_SHORT TASK_
Exactly and only the lines from the one containing "Write the React, TypeScript" through the one containing "8, 13, 17];" belong in your copy. Pictures do not.

_RAW RECORDS_

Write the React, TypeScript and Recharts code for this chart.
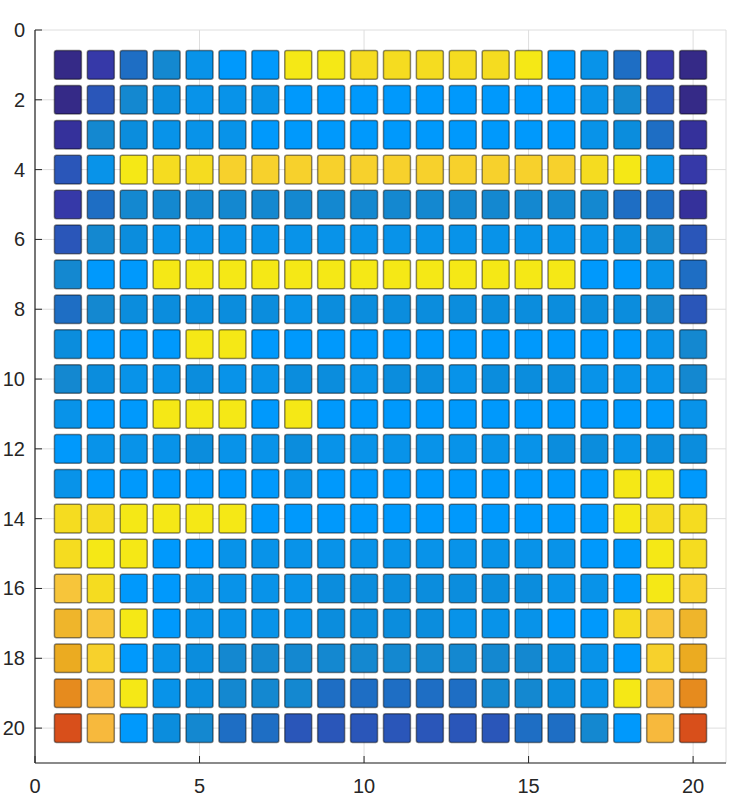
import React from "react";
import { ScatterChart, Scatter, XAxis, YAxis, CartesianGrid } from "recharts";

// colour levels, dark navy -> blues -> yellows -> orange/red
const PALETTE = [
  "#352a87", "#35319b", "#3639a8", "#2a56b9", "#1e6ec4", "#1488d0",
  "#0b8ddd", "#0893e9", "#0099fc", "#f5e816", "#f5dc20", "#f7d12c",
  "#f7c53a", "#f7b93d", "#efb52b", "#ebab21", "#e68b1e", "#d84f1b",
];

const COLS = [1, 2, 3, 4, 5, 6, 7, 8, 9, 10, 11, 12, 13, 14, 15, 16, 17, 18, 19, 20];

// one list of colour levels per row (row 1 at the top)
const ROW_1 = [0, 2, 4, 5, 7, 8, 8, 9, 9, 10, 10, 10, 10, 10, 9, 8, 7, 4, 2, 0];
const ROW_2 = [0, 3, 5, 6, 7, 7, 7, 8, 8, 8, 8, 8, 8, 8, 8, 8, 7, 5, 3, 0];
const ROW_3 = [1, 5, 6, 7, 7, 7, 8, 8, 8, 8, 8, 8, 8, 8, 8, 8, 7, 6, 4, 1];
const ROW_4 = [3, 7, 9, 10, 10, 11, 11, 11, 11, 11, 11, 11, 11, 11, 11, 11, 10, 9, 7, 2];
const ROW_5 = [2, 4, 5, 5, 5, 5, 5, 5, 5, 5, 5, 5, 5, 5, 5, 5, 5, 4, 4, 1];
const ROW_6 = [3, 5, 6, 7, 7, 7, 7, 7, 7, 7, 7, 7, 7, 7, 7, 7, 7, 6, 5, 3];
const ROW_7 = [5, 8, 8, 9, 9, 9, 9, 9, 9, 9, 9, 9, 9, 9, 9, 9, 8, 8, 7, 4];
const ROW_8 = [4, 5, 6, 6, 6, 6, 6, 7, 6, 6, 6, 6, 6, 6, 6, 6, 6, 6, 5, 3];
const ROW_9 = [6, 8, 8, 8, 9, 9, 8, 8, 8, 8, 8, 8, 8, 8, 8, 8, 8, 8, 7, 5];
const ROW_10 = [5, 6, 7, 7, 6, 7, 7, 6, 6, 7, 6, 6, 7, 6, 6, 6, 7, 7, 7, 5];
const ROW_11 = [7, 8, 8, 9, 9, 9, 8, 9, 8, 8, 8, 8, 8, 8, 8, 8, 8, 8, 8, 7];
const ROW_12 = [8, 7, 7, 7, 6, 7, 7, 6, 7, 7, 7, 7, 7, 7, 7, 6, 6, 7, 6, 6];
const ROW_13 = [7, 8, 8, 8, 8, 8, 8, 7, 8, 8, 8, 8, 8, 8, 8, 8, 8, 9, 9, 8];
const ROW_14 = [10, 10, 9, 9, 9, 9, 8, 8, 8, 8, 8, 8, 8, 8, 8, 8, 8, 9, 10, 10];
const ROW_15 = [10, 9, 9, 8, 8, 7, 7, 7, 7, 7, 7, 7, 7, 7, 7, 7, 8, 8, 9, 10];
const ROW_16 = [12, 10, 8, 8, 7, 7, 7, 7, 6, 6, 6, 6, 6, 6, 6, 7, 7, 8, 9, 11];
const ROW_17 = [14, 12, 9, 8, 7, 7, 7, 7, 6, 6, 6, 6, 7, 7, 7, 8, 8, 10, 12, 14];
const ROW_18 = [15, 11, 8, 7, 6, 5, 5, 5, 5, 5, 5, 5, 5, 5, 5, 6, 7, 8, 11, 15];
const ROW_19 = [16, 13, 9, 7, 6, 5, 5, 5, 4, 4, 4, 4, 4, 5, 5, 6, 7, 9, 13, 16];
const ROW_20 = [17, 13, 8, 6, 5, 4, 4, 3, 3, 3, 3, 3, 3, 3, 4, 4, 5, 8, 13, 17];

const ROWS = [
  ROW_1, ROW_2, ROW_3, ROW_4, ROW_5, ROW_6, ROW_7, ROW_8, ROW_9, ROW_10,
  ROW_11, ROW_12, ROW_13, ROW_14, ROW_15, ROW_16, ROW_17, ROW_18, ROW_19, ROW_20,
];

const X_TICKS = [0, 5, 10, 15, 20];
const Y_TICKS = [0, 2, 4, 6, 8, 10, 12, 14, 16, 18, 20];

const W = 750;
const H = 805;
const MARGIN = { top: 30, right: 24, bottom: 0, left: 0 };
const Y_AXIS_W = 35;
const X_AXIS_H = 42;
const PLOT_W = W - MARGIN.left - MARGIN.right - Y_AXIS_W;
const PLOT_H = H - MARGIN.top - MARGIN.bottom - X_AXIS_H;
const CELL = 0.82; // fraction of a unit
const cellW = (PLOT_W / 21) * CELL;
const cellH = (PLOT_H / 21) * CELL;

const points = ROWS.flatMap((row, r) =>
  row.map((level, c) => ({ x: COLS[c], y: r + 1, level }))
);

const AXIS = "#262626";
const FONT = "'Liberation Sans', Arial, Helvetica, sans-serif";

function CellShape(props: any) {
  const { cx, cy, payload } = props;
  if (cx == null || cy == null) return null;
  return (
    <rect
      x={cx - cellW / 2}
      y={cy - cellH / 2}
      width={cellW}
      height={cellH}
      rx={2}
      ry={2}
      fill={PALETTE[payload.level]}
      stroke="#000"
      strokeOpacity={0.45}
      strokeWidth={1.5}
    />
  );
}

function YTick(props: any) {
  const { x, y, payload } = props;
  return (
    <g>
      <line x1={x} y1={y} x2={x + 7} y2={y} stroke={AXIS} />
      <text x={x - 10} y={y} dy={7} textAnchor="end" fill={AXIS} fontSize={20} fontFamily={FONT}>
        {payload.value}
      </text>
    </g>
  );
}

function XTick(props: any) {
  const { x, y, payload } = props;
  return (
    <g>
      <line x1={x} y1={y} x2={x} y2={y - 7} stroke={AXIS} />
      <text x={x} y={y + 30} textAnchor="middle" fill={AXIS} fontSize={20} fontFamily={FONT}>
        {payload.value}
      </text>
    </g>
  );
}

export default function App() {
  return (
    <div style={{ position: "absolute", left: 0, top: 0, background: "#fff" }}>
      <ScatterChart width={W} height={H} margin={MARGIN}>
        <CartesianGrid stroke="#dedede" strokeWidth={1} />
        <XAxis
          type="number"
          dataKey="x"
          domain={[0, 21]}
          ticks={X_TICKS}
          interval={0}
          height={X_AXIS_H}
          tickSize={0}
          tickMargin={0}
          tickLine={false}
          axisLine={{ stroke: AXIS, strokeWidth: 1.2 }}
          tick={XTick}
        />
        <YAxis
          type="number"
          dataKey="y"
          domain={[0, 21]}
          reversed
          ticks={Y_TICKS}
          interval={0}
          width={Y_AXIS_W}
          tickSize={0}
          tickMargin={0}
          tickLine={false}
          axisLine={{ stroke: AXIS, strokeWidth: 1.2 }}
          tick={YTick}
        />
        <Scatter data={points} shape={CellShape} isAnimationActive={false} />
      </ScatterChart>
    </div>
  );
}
...
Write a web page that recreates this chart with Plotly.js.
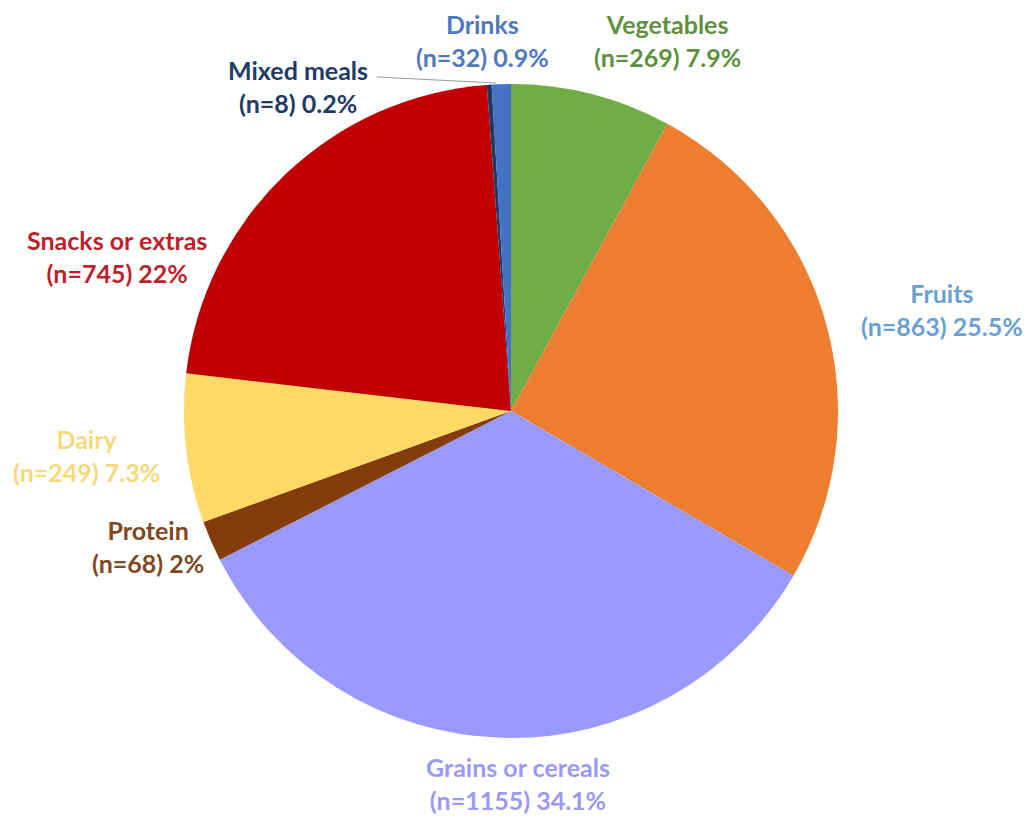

_RESULT_
Write the React, TypeScript and Recharts code for this chart.
import React from "react";
import { ScatterChart, Scatter, XAxis, YAxis, CartesianGrid } from "recharts";

// colour levels, dark navy -> blues -> yellows -> orange/red
const PALETTE = [
  "#352a87", "#35319b", "#3639a8", "#2a56b9", "#1e6ec4", "#1488d0",
  "#0b8ddd", "#0893e9", "#0099fc", "#f5e816", "#f5dc20", "#f7d12c",
  "#f7c53a", "#f7b93d", "#efb52b", "#ebab21", "#e68b1e", "#d84f1b",
];

const COLS = [1, 2, 3, 4, 5, 6, 7, 8, 9, 10, 11, 12, 13, 14, 15, 16, 17, 18, 19, 20];

// one list of colour levels per row (row 1 at the top)
const ROW_1 = [0, 2, 4, 5, 7, 8, 8, 9, 9, 10, 10, 10, 10, 10, 9, 8, 7, 4, 2, 0];
const ROW_2 = [0, 3, 5, 6, 7, 7, 7, 8, 8, 8, 8, 8, 8, 8, 8, 8, 7, 5, 3, 0];
const ROW_3 = [1, 5, 6, 7, 7, 7, 8, 8, 8, 8, 8, 8, 8, 8, 8, 8, 7, 6, 4, 1];
const ROW_4 = [3, 7, 9, 10, 10, 11, 11, 11, 11, 11, 11, 11, 11, 11, 11, 11, 10, 9, 7, 2];
const ROW_5 = [2, 4, 5, 5, 5, 5, 5, 5, 5, 5, 5, 5, 5, 5, 5, 5, 5, 4, 4, 1];
const ROW_6 = [3, 5, 6, 7, 7, 7, 7, 7, 7, 7, 7, 7, 7, 7, 7, 7, 7, 6, 5, 3];
const ROW_7 = [5, 8, 8, 9, 9, 9, 9, 9, 9, 9, 9, 9, 9, 9, 9, 9, 8, 8, 7, 4];
const ROW_8 = [4, 5, 6, 6, 6, 6, 6, 7, 6, 6, 6, 6, 6, 6, 6, 6, 6, 6, 5, 3];
const ROW_9 = [6, 8, 8, 8, 9, 9, 8, 8, 8, 8, 8, 8, 8, 8, 8, 8, 8, 8, 7, 5];
const ROW_10 = [5, 6, 7, 7, 6, 7, 7, 6, 6, 7, 6, 6, 7, 6, 6, 6, 7, 7, 7, 5];
const ROW_11 = [7, 8, 8, 9, 9, 9, 8, 9, 8, 8, 8, 8, 8, 8, 8, 8, 8, 8, 8, 7];
const ROW_12 = [8, 7, 7, 7, 6, 7, 7, 6, 7, 7, 7, 7, 7, 7, 7, 6, 6, 7, 6, 6];
const ROW_13 = [7, 8, 8, 8, 8, 8, 8, 7, 8, 8, 8, 8, 8, 8, 8, 8, 8, 9, 9, 8];
const ROW_14 = [10, 10, 9, 9, 9, 9, 8, 8, 8, 8, 8, 8, 8, 8, 8, 8, 8, 9, 10, 10];
const ROW_15 = [10, 9, 9, 8, 8, 7, 7, 7, 7, 7, 7, 7, 7, 7, 7, 7, 8, 8, 9, 10];
const ROW_16 = [12, 10, 8, 8, 7, 7, 7, 7, 6, 6, 6, 6, 6, 6, 6, 7, 7, 8, 9, 11];
const ROW_17 = [14, 12, 9, 8, 7, 7, 7, 7, 6, 6, 6, 6, 7, 7, 7, 8, 8, 10, 12, 14];
const ROW_18 = [15, 11, 8, 7, 6, 5, 5, 5, 5, 5, 5, 5, 5, 5, 5, 6, 7, 8, 11, 15];
const ROW_19 = [16, 13, 9, 7, 6, 5, 5, 5, 4, 4, 4, 4, 4, 5, 5, 6, 7, 9, 13, 16];
const ROW_20 = [17, 13, 8, 6, 5, 4, 4, 3, 3, 3, 3, 3, 3, 3, 4, 4, 5, 8, 13, 17];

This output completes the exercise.